I suppose I should be careful; I shouldn’t release myself from all needs – the need to stay fit, eat a healthy diet… or should I? Suppose I lived off Big Macs (yuk!!) and grew a paunch; would it matter? Maybe, I suppose, if as a result I died young from heart disease, that wouldn’t be so good for my family…

I get the feeling too that the more I back pedal, the more things become possible. Maybe those were the kinds of things that “other me” in the dream had in mind.

A word of clarification, since this may all sound suspiciously like giving in to circumstance. Deconstruction isn’t about me giving up my needs for the sake of others, about me abandoning my dreams in order to fit in with the expectations and desires of those around me – it may look like it, but it’s almost the opposite to that. It’s about giving up my needs for the sake of me – giving up being bound by my wants and desires. It’s the bonds that are the source of the trouble, whether they tie me to other’s wishes or to my own, they are bonds nonetheless. Everywhere I go, like Spiderman I leave behind a sticky but strong thread, tying me here, there and everywhere. I get hopelessly trapped in the twisted, tangled web I create. I need to release myself from these bonds. Not by slashing and cutting, but by gently dissolving them. Neither do I mean to abandon anything that I’ve been tied to. But rather than standing in a forest, bound fast by threads and chains that run to every tree, I want to be able to move freely among these trees.

These trees aren’t results, aren’t “things” at all; they’re the attitudes and beliefs that I’m bound to – bound to ways of thinking.
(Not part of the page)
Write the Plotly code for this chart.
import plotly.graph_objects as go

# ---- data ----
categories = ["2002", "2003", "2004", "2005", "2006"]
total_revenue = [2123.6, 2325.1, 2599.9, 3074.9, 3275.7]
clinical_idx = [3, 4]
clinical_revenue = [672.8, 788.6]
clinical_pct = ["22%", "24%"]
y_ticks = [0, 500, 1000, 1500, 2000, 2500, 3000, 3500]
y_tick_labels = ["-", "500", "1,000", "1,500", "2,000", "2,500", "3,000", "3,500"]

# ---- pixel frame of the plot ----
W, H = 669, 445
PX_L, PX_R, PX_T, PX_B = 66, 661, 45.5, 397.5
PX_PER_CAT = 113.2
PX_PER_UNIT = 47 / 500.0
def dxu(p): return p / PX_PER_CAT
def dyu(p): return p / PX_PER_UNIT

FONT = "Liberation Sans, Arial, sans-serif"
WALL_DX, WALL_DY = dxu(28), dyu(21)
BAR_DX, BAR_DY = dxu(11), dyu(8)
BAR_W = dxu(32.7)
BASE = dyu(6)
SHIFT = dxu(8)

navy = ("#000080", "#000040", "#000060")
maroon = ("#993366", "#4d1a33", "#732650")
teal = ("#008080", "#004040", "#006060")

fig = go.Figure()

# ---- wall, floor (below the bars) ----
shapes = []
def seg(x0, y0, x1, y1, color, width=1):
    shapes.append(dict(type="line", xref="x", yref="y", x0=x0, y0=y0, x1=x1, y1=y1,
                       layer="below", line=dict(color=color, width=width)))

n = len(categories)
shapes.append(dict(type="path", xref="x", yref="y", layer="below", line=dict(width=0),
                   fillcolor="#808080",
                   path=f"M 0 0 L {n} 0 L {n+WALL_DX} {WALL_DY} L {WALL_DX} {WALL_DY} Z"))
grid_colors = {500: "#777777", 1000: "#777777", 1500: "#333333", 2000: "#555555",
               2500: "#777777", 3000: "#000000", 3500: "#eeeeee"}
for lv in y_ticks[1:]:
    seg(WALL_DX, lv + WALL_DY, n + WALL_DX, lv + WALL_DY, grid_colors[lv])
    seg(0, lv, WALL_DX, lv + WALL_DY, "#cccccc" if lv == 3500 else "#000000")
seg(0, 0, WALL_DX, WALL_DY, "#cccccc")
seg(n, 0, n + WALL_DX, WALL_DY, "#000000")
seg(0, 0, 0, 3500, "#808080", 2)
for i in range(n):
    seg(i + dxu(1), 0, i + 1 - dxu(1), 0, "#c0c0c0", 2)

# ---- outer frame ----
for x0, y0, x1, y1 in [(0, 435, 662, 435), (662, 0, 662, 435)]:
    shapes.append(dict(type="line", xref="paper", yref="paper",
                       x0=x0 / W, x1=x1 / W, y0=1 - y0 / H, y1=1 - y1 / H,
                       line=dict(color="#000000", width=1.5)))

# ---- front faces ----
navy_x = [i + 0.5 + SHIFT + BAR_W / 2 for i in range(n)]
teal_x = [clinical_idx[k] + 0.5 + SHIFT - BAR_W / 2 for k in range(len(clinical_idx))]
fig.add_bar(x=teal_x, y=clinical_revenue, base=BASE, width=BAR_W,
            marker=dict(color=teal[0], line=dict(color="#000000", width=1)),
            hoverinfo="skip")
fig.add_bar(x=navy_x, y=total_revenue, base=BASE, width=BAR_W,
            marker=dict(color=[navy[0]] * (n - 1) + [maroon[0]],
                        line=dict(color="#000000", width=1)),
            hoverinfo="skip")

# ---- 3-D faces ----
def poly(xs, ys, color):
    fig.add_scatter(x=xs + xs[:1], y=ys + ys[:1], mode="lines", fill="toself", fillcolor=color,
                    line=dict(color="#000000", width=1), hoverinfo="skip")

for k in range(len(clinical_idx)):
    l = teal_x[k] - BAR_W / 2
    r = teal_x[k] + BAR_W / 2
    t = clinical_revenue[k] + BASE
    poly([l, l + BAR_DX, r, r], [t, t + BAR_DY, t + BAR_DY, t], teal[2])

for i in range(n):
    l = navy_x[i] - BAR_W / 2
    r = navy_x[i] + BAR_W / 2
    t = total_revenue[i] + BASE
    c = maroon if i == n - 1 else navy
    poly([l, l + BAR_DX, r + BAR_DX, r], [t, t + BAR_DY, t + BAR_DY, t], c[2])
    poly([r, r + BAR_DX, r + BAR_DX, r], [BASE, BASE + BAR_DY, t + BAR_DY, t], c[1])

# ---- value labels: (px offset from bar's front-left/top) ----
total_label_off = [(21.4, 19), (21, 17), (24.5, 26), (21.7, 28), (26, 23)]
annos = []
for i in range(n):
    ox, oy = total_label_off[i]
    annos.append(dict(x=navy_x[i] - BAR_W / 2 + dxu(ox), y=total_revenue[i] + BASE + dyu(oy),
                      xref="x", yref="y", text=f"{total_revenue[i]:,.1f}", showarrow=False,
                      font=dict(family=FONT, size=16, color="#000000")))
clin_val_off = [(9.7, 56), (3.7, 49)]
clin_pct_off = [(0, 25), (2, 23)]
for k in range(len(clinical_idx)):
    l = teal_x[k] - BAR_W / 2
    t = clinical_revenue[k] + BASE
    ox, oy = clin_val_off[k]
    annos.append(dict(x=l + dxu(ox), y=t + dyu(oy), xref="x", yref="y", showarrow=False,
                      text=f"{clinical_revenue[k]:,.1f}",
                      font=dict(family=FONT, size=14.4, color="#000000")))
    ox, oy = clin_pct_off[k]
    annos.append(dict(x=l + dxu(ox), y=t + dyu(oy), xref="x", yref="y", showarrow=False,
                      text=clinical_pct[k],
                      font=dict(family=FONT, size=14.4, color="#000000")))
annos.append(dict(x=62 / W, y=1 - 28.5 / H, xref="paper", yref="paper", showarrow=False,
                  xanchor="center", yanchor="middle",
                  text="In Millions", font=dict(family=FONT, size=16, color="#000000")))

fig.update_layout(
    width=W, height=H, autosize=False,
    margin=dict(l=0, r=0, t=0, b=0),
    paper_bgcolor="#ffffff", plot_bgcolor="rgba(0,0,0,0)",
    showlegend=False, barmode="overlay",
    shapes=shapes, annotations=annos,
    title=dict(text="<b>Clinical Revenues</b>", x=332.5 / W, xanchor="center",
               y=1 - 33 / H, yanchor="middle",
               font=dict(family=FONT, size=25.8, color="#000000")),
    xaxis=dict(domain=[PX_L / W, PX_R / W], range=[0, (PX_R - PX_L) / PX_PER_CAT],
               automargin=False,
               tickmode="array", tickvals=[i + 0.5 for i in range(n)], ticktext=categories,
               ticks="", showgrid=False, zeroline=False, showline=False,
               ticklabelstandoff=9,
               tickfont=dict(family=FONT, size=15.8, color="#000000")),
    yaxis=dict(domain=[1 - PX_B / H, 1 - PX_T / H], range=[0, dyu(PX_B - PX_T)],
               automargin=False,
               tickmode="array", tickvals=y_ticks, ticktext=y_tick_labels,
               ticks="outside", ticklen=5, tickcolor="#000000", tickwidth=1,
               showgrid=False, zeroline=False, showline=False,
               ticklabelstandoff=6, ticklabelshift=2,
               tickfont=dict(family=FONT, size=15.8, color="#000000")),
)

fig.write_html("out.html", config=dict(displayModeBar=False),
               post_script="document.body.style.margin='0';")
Even apparently opposite attitudes can meet around the circle and prove to be the same thing – I can be bound to the notion of seeking to do things to help others; I can equally be bound to the notion of needing to do things to benefit myself. The one may seem to balance the other, but they can both trap and restrain if they become an “ought to”.

Funny things words. I wrote to a friend a couple of weeks ago that I was finding a new balance in life, but I couldn’t explain much more than that at the time. I had a feeling in my soul, nothing more, but it was the word ‘deconstruct’ in the quote that provided the seed around which these words here crystallised out.

I’m thinking deconstruction then. Deconstruct it all - tease it apart, figure out which bits matter, which bits can be discarded. To do that I have to release the tension first, and curiously it seems that my illness this last week has done just that - the mind-body connection is mysterious indeed. And I also should accept that all beliefs are up for the trash can, and so be very careful before I figure out how to reconstruct.